В рассказе «Эдмунд» аналитическая ученость и богословствование отвергаются буквально и в то же время гротескно: герой убивает своего профессора, научившего его «заглядывать» в прасущность мира, открывающегося, согласно древнекитайским мистическим учениям, как царство зверя и тьмы. Вышедший зверь и мстит греховному любопытству, дьявольскому нетерпению, срывающему запретный плод. Другой ученик, наблюдавший сцену убийства, истинное положение вещей формулирует весьма просто: «…пойми, ты же убил!
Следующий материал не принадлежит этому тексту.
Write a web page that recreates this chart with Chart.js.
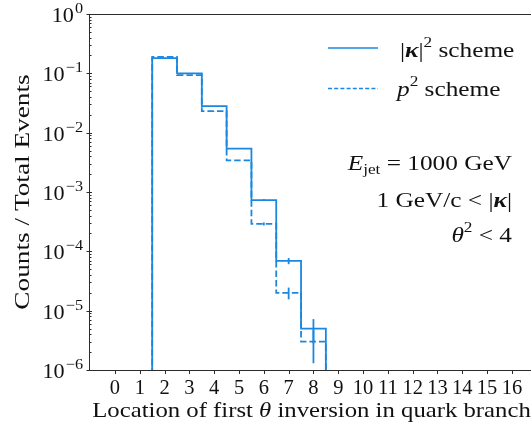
<!DOCTYPE html>
<html lang="en">
<head>
<meta charset="UTF-8" />
<title>First theta inversion</title>
<script src="https://cdn.jsdelivr.net/npm/chart.js"></script>
<style>
  body { margin: 0; background: #fff; }
  #wrap { width: 531px; height: 426px; }
</style>
</head>
<body>
<div id="wrap"><canvas id="histo" width="531" height="426"></canvas></div>
<script>
// histogram bins: location index n covers [n-0.5, n+0.5]
const binEdges = [1.5, 2.5, 3.5, 4.5, 5.5, 6.5, 7.5, 8.5];
const binCenters = [2, 3, 4, 5, 6, 7, 8];

// counts / total events, |kappa|^2 scheme
const kappaFrac = [0.18, 0.10, 0.028, 0.0054, 0.00073, 0.000069, 0.000005];
const kappaErr = [0.00042, 0.00032, 0.00017, 0.000073, 0.000027, 0.0000083, 0.0000022];

// counts / total events, p^2 scheme
const pFrac = [0.19, 0.093, 0.023, 0.0034, 0.00029, 0.00002, 0.000003];
const pErr = [0.00044, 0.0003, 0.00015, 0.000058, 0.000017, 0.0000045, 0.0000017];

const xTicks = [0, 1, 2, 3, 4, 5, 6, 7, 8, 9, 10, 11, 12, 13, 14, 15, 16];
const yDecades = [0, -1, -2, -3, -4, -5, -6];

const blue = '#1a88e0';
const axisColor = '#2b2b2b';
const SERIF = '"Liberation Serif", "DejaVu Serif", serif';

// outline of a step histogram, closed down to below the axis
function stepPoints(vals) {
    const pts = [{ x: binEdges[0], y: 1e-8 }];
    vals.forEach(function (v, i) { pts.push({ x: binEdges[i], y: v }); });
    pts.push({ x: binEdges[binEdges.length - 1], y: 1e-8 });
    return pts;
}

// draw a run of text pieces (for super/subscripts), sx widens the glyphs
function richText(ctx, parts, x, y, align, sx) {
    sx = sx || 1;
    let w = 0;
    parts.forEach(function (p) { ctx.font = p.font; w += ctx.measureText(p.t).width; });
    const start = align === 'right' ? x - w * sx : (align === 'center' ? x - w * sx / 2 : x);
    ctx.save();
    ctx.translate(start, y);
    ctx.scale(sx, 1);
    ctx.textAlign = 'left';
    ctx.textBaseline = 'alphabetic';
    let cx = 0;
    parts.forEach(function (p) {
        ctx.font = p.font;
        ctx.fillText(p.t, cx, p.dy || 0);
        cx += ctx.measureText(p.t).width;
    });
    ctx.restore();
}

const f = function (size, style) { return (style ? style + ' ' : '') + size + 'px ' + SERIF; };

const decorations = {
    id: 'decorations',
    afterDatasetsDraw(chart) {
        const ctx = chart.ctx;
        const xs = chart.scales.x, ys = chart.scales.y;
        const area = chart.chartArea;

        // error bars at bin centres
        ctx.save();
        ctx.beginPath();
        ctx.rect(area.left, area.top, area.right - area.left, area.bottom - area.top);
        ctx.clip();
        ctx.strokeStyle = blue;
        ctx.lineWidth = 1.8;
        [[kappaFrac, kappaErr], [pFrac, pErr]].forEach(function (s) {
            s[0].forEach(function (v, i) {
                const px = xs.getPixelForValue(binCenters[i]);
                ctx.beginPath();
                ctx.moveTo(px, ys.getPixelForValue(v - s[1][i]));
                ctx.lineTo(px, ys.getPixelForValue(v + s[1][i]));
                ctx.stroke();
            });
        });
        ctx.restore();
    },
    afterDraw(chart) {
        const ctx = chart.ctx;
        const xs = chart.scales.x, ys = chart.scales.y;
        const area = chart.chartArea;
        ctx.save();

        // spines
        ctx.strokeStyle = axisColor;
        ctx.lineWidth = 1;
        ctx.beginPath();
        ctx.moveTo(area.right + 1, area.top + 0.5);
        ctx.lineTo(area.left + 0.5, area.top + 0.5);
        ctx.lineTo(area.left + 0.5, area.bottom + 0.5);
        ctx.lineTo(area.right + 1, area.bottom + 0.5);
        ctx.stroke();

        // y ticks: decades and minor ticks
        ctx.beginPath();
        yDecades.forEach(function (d) {
            const py = Math.round(ys.getPixelForValue(Math.pow(10, d))) + 0.5;
            ctx.moveTo(area.left - 2.5, py);
            ctx.lineTo(area.left + 3, py);
            if (d > -6) {
                for (let m = 2; m <= 9; m++) {
                    const my = Math.round(ys.getPixelForValue(m * Math.pow(10, d - 1))) + 0.5;
                    ctx.moveTo(area.left, my);
                    ctx.lineTo(area.left + 2.5, my);
                }
            }
        });
        // x ticks
        xTicks.forEach(function (t) {
            const px = Math.round(xs.getPixelForValue(t)) + 0.5;
            ctx.moveTo(px, area.bottom);
            ctx.lineTo(px, area.bottom + 4);
        });
        ctx.stroke();

        ctx.fillStyle = '#111';
        // y tick labels 10^n
        yDecades.forEach(function (d) {
            const py = ys.getPixelForValue(Math.pow(10, d));
            const exp = d === 0 ? '0' : '\u2212' + (-d);
            richText(ctx, [
                { t: '10', font: f(20.5) },
                { t: ' ', font: f(4) },
                { t: exp, font: f(15), dy: -9 }
            ], 83, py + 8, 'right', 1.08);
        });
        // x tick labels
        xTicks.forEach(function (t) {
            richText(ctx, [{ t: String(t), font: f(20.5) }], xs.getPixelForValue(t), 394, 'center', 1.0);
        });

        // axis titles
        richText(ctx, [
            { t: 'Location of first ', font: f(21.5) },
            { t: '\u03b8', font: f(21.5, 'italic') },
            { t: ' inversion in quark branch', font: f(21.5) }
        ], 311.5, 417, 'center', 1.15);
        ctx.save();
        ctx.translate(29, 192);
        ctx.rotate(-Math.PI / 2);
        richText(ctx, [{ t: 'Counts / Total Events', font: f(22) }], 0, 0, 'center', 1.24);
        ctx.restore();

        // legend
        ctx.strokeStyle = blue;
        ctx.lineWidth = 1.5;
        ctx.beginPath();
        ctx.moveTo(328, 48);
        ctx.lineTo(378, 48);
        ctx.stroke();
        ctx.setLineDash([4, 2.2]);
        ctx.beginPath();
        ctx.moveTo(328, 88.5);
        ctx.lineTo(378, 88.5);
        ctx.stroke();
        ctx.setLineDash([]);

        richText(ctx, [
            { t: '|', font: f(22) },
            { t: '\u03ba', font: f(22, 'italic bold') },
            { t: '|', font: f(22) },
            { t: '2', font: f(15), dy: -10 },
            { t: ' scheme', font: f(22) }
        ], 400, 56.5, 'left', 1.15);
        richText(ctx, [
            { t: 'p', font: f(22, 'italic') },
            { t: '2', font: f(15), dy: -10 },
            { t: ' scheme', font: f(22) }
        ], 397, 95.5, 'left', 1.15);

        // cut annotations
        richText(ctx, [
            { t: 'E', font: f(22, 'italic') },
            { t: 'jet', font: f(15), dy: 4 },
            { t: ' = 1000 GeV', font: f(22) }
        ], 512, 170, 'right', 1.15);
        richText(ctx, [
            { t: '1 GeV/c < |', font: f(22) },
            { t: '\u03ba', font: f(22, 'italic bold') },
            { t: '|', font: f(22) }
        ], 512, 207, 'right', 1.15);
        richText(ctx, [
            { t: '\u03b8', font: f(22, 'italic') },
            { t: '2', font: f(15), dy: -10 },
            { t: ' < 4', font: f(22) }
        ], 512, 242, 'right', 1.15);

        ctx.restore();
    }
};

const lineStyle = {
    borderColor: blue,
    borderWidth: 1.8,
    stepped: true,
    pointRadius: 0,
    fill: false,
    clip: 0,
    borderJoinStyle: 'miter',
    borderCapStyle: 'butt'
};

const myChart = new Chart(document.getElementById('histo'), {
    type: 'line',
    data: {
        datasets: [
            Object.assign({ label: '|\u03ba|\u00b2 scheme', data: stepPoints(kappaFrac) }, lineStyle),
            Object.assign({ label: 'p\u00b2 scheme', data: stepPoints(pFrac), borderDash: [6.5, 3] }, lineStyle)
        ]
    },
    options: {
        responsive: false,
        animation: false,
        layout: { padding: { left: 89, top: 14, right: 0, bottom: 56 } },
        scales: {
            x: { type: 'linear', min: -1.048, max: 16.77, display: false },
            y: { type: 'logarithmic', min: 1e-6, max: 1, display: false }
        },
        plugins: {
            legend: { display: false },
            tooltip: { enabled: false }
        }
    },
    plugins: [decorations]
});
</script>
</body>
</html>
Ты убийца!»

Настоящий, а не символический степной волк предстает перед нами в сказке «О степном волке»: зверь остается зверем, каким бы симпатичным он ни был, — живой, естественной, но все-таки кровожадной тварью, «наказывающей» суетливое благонравие.

Ироническая притча «Швабская пародия», напоминающая средневековый шванк, народные книги о «дураках», любовно рисует уютный и нелепый мир бюргерской Швабии, а фантасмагория о птице (сказка «Птица»), улетающей, прилетающей и наконец улетевшей навсегда, имеет однозначный аллегорический смысл, связанный и с архетипом птицы-души в символике Юнга, и с птицей-Духом в иудейско-христианской традиции, и со всеми сказочными птицами странствующих сюжетов мирового фольклора: во всяком случае, охотившийся за птицей и тем самым спугнувший ее главный герой (а все реальные и реализированные персонажи этого сборника изображены нарочито обыденно, не исключая китайского императора), по-видимому, попал в скверную историю, по слухам, даже покончил жизнь самоубийством (потерял душу).